Many will remember Rwanda as the genocidal charnel house when, back in the mid-90s, up to a million people were hacked to death during horrific machete attacks between the warring Hutu and Tutsi tribes.

Initial costs of £120 million to essentially create the UK’s own version of Guantanamo Bay are predicted to overrun and have come under attack from the United Nations Human Rights Commission (UNHRC), which has strongly condemned the plans as unacceptable.

Priti Patel has already signed the controversial contract despite widespread misgivings within the Home Office with one newspaper, the i, claiming: “Privately, officials are spitting blood at the callous nature of the whole scheme. Many simply cannot get their heads around why the UK would treat people so poorly.” Reports have emerged that the deal could be a breach of international law. Yet the first shipments under the flagship policy are said to take place within days.

Beleaguered Prime Minister Boris Johnson says Britain is doing the refugees a favour and saving them from “vile people smugglers”. Figures show that 7240 people have reached our shores in the last four months.

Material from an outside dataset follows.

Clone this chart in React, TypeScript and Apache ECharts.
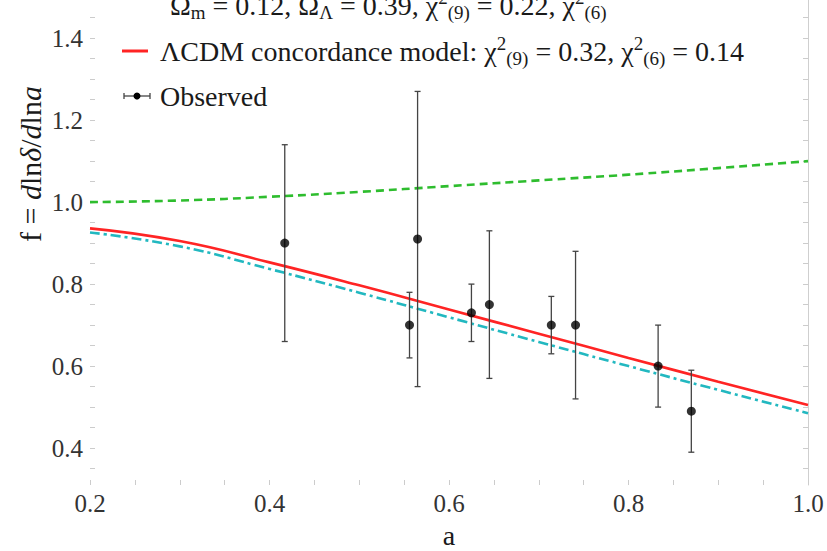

Is this Rwanda scheme the best that Britain can come up with?!

The late Desmond Tutu of South Africa, famous for his reconciliation initiatives, had long promoted another approach suggesting “we need to stop just pulling people out of the river. We need to go upstream and find out why they are falling in”. But there we find what might be an ugly and inconvenient truth.

Remember the Nato air strikes on Libya during the Gaddafi débâcle? Far from a cure it unleashed an internal civil war, which many thousands have since attempted to flee. Italy wanted to bomb boats on Libyan shores to keep the crisis at home!

The US, Russia, UK and everybody and their dog have fought at some point in Syria, another example. Cities, like Aleppo, have been razed to the ground and no longer exist. Where would you go?

Are we repeating the same mistakes in Ukraine? Only time will tell but we do seem to have a double standard in welcoming – and rightly so – Ukrainian refugees… Some might call it hypocrisy. No?

However you process it, where is the justice, the compassion, the humanity?